Hayatımın gerçek anlamda, ilk ve tek doğum günü sürprizini yaşadım. Otuz yaşıma girebileceğim en müthiş sürprizle girdim.
Muazzam bir ay tutulmasını, aşık olduğum Dolunay’ı gözlemledim.
Ağustos 2018:
Toplam 4 yazı yazmışım. Bu ay yaklaşık 8 günlük bir yurt dışı seyahatine çıktık. Balkan ülkelerinin büyük kısmını dolaştık. Epey bir yol yaptık. Sonuçta yazdığım yazılar ise olabildiğince ayrıntılı, gerçekten gitmek isteyen biri için çok faydalı detaylarla dolup taştı.

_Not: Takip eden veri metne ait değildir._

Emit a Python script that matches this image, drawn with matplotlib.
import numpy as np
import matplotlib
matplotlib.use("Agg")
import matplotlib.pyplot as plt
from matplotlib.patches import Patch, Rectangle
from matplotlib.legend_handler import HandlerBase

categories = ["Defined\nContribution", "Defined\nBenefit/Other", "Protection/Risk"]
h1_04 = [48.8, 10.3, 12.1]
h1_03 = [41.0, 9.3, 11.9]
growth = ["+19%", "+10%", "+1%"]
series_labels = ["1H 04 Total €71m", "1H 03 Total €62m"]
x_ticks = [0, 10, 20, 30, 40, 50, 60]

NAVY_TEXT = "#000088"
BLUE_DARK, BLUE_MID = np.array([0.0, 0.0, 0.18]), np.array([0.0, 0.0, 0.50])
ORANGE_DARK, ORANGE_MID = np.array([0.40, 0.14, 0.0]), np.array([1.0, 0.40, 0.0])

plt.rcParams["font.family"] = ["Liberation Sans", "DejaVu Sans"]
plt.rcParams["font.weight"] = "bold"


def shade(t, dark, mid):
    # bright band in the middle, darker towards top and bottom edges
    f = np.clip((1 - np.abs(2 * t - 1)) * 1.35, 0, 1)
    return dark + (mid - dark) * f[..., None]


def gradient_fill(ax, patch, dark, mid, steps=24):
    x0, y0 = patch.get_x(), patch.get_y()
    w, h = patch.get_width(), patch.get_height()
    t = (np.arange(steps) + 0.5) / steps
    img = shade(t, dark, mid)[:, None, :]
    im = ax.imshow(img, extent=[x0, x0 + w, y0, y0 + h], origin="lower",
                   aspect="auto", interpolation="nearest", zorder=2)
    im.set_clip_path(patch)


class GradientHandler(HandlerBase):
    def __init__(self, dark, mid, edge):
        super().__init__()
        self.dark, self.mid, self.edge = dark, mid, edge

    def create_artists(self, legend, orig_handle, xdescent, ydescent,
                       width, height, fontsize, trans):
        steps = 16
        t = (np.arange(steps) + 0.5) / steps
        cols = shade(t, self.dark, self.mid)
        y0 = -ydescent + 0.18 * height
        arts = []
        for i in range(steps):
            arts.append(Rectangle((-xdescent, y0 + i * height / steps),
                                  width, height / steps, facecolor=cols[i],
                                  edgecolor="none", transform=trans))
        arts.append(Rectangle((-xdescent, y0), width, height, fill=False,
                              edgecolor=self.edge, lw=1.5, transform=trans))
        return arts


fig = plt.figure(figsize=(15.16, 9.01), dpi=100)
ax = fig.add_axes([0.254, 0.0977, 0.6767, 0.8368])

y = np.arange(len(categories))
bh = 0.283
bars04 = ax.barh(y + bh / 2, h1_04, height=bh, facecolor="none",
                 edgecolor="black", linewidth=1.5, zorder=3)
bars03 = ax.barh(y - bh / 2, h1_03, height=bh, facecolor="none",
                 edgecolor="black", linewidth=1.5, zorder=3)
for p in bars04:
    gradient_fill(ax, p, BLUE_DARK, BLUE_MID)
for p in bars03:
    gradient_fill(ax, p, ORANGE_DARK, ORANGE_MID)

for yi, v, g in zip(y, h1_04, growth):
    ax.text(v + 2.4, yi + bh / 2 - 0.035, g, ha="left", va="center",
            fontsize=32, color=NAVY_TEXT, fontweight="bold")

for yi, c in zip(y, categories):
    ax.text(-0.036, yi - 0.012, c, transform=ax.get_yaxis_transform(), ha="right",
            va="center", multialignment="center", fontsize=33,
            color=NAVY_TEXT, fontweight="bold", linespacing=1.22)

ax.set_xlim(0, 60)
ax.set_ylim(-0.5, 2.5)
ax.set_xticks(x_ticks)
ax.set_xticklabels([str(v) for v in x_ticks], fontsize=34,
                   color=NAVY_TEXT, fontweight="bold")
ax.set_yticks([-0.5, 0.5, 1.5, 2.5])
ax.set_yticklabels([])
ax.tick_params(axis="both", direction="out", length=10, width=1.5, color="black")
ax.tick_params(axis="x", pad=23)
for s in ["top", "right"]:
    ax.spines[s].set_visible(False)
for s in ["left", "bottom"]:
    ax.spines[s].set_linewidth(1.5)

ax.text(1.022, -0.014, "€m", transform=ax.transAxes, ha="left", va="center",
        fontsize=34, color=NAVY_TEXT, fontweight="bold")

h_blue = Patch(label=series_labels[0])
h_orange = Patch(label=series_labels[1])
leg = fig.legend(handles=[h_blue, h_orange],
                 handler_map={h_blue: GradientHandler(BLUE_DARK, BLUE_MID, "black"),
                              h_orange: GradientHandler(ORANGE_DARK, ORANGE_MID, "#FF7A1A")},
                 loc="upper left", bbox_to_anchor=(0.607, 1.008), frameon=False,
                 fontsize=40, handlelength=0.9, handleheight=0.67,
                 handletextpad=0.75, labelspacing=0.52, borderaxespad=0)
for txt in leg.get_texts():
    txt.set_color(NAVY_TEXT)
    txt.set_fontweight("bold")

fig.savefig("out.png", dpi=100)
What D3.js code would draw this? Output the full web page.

Proofhead Balkanlar’da: Kosova, Makedonya
Proofhead Balkanlar’da: Belgrad
Proofhead Balkanlar’da: Novi Sad, Saraybosna, Mostar
Proofhead Balkanlar’da: Karadağ, Arnavutluk, Kosova
Eylül 2018:
2018’in en çok yazısını bu ayda yazmışım: Toplam 8 yazı! Bravo. Bu ay sosyal etkinlikler bakımından epey hareketli geçmişti. Alper’in doğum gününü kutladık süper bir akşamda. Bir de hayatımın yeni bir dönemi başlıyordu artık: Doktora Yeterlilik Sınavı Öncesi…
Eskişehir’in ilk TEDx etkinliği, TEDx Odunpazarı’na katıldım.
Yeşim ve Ahmet evlendiler!
Eskişehir’deki ilk toplu bisiklet turuna katıldım.
İş yerindeki abilerimle yeni bir müzik grubu kurduk.
Dünya’daki en başarılı fan kitaplarından bir tanesi olan, Harry Potter ve Kızıl Pelerin‘i okudum. Muazzam.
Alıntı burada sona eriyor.